▶ _TASK GOAL_
Report how many lines of the following entries include the string "this"; respond with the number alone.

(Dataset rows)
Start
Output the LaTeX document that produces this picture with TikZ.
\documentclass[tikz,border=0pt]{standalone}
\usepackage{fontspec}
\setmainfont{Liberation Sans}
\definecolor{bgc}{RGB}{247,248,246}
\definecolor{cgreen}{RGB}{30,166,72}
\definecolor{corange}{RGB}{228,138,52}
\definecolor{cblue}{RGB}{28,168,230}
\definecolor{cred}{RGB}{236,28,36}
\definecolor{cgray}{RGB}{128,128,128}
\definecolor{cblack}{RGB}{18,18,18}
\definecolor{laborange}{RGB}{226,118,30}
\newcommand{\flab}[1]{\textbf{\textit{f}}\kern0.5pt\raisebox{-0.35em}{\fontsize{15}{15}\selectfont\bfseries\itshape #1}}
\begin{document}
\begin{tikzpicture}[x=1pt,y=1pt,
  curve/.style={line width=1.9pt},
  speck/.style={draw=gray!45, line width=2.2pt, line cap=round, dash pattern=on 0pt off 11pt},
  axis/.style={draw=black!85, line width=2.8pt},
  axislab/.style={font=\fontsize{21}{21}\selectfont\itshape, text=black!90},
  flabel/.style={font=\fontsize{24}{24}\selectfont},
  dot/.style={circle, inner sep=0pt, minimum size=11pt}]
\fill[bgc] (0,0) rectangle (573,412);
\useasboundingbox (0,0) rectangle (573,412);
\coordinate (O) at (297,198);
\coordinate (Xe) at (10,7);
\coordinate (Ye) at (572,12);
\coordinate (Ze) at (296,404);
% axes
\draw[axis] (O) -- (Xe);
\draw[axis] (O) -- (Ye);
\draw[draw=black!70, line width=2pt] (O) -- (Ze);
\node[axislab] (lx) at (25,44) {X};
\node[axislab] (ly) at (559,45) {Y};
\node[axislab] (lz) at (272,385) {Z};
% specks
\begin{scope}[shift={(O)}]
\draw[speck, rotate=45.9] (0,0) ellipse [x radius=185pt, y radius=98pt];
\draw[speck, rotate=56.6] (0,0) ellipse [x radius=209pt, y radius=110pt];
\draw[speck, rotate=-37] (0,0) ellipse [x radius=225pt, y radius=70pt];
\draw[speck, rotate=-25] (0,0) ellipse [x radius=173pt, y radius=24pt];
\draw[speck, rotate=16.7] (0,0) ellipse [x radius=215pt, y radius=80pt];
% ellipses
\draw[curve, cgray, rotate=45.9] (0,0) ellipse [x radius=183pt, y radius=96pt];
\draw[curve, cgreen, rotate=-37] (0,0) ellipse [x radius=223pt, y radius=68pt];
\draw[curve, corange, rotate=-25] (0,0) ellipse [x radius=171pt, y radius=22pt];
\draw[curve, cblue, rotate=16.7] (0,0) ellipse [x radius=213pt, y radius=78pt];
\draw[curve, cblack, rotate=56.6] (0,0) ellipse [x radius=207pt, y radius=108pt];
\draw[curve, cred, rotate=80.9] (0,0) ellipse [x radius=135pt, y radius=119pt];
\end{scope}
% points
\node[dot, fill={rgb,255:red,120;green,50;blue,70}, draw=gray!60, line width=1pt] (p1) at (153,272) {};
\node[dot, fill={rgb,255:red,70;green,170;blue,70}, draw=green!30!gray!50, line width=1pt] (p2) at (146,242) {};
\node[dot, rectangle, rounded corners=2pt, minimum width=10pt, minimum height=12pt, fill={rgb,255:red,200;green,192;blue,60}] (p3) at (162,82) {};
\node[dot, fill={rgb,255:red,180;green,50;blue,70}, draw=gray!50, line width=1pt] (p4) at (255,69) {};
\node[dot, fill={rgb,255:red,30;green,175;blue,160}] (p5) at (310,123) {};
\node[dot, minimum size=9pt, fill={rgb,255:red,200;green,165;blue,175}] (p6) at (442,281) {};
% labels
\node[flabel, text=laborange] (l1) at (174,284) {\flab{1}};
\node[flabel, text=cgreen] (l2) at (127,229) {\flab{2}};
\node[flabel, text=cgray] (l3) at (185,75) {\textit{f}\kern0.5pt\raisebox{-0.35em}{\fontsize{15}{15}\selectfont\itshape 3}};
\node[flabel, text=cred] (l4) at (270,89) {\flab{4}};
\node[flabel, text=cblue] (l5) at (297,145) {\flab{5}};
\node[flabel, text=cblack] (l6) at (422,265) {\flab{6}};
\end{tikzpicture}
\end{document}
End
Start
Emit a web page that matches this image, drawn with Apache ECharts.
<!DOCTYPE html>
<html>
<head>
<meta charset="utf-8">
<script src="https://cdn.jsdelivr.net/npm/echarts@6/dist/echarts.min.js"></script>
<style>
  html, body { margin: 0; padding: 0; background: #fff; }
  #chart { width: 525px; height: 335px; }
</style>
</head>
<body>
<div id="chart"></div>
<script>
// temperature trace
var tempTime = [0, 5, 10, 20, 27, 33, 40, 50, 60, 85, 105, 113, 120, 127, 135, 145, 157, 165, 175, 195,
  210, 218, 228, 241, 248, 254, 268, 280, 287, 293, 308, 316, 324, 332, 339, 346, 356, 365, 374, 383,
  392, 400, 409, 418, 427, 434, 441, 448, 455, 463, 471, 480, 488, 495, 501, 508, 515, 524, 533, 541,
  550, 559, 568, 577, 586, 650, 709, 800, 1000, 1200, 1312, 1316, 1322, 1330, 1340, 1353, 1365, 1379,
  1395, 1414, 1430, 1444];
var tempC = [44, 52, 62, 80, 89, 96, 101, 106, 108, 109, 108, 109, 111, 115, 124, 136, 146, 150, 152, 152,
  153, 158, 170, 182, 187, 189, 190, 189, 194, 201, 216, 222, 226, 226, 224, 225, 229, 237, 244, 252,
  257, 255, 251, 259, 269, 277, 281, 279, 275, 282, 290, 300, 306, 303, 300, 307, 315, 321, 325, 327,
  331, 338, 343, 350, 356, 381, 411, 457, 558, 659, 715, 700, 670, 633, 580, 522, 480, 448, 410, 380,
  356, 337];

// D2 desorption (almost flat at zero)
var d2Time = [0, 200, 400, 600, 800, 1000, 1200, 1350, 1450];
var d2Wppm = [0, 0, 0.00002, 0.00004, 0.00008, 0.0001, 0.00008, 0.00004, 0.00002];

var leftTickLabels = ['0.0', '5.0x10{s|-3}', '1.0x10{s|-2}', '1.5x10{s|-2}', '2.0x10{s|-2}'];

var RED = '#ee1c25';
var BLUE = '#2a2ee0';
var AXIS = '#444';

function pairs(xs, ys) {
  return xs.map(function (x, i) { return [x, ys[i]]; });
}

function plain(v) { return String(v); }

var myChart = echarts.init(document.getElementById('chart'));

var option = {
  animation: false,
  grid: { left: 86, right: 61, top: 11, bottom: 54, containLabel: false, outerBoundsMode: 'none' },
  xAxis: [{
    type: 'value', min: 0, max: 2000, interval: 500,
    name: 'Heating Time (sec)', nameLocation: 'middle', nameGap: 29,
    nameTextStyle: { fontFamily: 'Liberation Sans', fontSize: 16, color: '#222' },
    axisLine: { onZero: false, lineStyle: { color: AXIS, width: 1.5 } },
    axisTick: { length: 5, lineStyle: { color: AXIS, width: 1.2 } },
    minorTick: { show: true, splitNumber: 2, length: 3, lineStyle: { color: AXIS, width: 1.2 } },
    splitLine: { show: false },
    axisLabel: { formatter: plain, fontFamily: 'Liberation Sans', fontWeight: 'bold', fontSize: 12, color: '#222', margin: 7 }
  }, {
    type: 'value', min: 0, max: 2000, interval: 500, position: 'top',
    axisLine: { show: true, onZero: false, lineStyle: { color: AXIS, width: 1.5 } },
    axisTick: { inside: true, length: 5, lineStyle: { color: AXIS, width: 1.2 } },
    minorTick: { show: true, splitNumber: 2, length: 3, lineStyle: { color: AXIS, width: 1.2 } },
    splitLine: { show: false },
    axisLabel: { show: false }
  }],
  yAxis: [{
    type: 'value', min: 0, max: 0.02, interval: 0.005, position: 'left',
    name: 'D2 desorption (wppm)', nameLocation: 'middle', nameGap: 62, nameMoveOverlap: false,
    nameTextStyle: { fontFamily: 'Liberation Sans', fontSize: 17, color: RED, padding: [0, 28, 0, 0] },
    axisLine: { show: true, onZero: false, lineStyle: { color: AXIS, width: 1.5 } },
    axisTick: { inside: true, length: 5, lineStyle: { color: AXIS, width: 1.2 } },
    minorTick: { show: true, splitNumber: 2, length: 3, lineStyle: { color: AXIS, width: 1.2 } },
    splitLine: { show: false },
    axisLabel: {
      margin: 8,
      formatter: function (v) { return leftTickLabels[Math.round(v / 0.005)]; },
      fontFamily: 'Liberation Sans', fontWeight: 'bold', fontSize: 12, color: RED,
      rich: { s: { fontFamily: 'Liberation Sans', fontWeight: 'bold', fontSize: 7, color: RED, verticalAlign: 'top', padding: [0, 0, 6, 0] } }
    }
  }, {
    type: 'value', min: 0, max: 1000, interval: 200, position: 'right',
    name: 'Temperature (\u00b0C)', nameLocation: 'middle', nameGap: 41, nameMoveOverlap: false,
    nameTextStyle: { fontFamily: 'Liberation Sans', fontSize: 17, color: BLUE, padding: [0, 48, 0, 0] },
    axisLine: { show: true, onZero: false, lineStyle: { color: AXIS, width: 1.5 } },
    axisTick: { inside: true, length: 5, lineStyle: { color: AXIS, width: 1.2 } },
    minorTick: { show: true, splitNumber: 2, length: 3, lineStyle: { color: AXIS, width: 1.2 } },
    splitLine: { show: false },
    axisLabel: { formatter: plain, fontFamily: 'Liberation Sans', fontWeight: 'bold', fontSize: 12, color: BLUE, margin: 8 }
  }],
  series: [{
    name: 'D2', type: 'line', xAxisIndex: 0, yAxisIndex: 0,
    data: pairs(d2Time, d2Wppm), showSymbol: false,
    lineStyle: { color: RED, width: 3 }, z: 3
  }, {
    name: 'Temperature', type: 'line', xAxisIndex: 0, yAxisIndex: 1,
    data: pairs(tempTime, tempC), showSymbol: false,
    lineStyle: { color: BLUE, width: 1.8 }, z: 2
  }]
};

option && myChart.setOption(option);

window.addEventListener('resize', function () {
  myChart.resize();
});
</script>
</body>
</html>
End
Start
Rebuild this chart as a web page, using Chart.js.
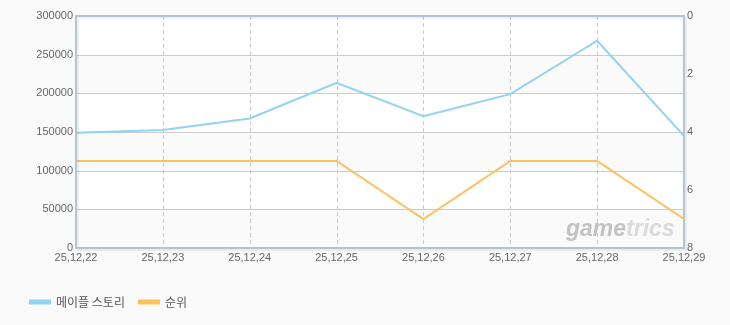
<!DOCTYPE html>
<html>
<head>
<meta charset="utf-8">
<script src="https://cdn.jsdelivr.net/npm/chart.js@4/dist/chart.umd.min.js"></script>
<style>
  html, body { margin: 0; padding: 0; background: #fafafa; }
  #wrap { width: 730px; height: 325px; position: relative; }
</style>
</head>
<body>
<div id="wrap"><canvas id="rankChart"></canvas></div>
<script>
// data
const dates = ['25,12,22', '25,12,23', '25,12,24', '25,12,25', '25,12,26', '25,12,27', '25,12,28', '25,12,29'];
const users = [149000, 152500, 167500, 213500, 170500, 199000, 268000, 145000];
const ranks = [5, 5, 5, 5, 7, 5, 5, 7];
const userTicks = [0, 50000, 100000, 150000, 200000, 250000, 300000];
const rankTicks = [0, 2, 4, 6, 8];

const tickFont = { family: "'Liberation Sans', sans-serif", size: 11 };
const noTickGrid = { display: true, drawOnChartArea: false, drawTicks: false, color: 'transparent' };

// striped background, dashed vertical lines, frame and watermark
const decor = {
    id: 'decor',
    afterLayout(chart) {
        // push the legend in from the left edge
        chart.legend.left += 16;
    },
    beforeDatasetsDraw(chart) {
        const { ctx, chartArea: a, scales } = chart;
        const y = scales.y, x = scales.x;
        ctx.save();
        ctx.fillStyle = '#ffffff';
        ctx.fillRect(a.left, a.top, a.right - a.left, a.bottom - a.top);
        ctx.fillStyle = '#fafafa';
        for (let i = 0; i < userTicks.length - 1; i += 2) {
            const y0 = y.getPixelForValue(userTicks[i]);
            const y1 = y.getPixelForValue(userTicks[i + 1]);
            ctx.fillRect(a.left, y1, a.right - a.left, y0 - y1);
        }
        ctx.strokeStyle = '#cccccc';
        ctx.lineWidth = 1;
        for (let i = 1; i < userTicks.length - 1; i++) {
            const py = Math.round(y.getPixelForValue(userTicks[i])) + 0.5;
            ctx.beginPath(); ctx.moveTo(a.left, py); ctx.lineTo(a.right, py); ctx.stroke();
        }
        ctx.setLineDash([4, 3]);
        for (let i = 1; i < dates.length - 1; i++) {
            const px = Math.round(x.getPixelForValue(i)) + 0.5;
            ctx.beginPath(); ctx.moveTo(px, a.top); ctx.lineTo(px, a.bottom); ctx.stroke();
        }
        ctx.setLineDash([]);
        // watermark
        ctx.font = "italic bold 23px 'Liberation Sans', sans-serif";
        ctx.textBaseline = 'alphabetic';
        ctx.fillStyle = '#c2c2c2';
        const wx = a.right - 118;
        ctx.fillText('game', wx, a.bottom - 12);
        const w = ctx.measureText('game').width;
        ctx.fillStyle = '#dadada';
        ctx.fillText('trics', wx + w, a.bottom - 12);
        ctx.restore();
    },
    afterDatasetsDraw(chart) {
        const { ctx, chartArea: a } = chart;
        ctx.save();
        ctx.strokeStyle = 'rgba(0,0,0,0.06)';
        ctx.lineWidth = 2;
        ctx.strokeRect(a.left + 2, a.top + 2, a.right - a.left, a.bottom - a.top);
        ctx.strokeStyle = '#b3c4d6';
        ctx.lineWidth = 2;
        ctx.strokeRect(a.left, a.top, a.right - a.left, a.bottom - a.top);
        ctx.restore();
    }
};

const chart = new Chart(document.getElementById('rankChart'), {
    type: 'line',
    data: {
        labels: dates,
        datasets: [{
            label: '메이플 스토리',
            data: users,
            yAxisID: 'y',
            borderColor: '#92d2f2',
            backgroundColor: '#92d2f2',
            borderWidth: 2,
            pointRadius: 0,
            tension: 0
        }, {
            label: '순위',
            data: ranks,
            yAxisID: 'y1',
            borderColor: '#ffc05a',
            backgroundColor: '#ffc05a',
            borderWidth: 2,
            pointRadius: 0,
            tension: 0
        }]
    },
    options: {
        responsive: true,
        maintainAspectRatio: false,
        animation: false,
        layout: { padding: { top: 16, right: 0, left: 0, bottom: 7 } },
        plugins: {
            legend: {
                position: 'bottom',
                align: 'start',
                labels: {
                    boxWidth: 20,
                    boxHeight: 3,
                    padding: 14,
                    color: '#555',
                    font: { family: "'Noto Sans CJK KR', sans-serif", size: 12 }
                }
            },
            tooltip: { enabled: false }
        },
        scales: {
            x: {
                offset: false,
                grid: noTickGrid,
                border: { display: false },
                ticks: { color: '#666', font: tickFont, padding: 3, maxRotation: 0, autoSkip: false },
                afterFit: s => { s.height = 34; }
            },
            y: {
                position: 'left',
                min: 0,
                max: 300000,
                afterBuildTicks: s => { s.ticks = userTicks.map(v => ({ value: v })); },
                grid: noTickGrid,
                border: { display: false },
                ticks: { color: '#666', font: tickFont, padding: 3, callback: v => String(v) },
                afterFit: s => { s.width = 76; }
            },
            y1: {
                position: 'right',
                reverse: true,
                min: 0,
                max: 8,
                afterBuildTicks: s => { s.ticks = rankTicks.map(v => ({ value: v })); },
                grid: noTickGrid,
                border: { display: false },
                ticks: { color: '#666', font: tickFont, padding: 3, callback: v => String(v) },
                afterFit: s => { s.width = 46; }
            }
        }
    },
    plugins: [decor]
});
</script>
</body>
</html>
End
▶ _PROBLEM SOLUTION_
3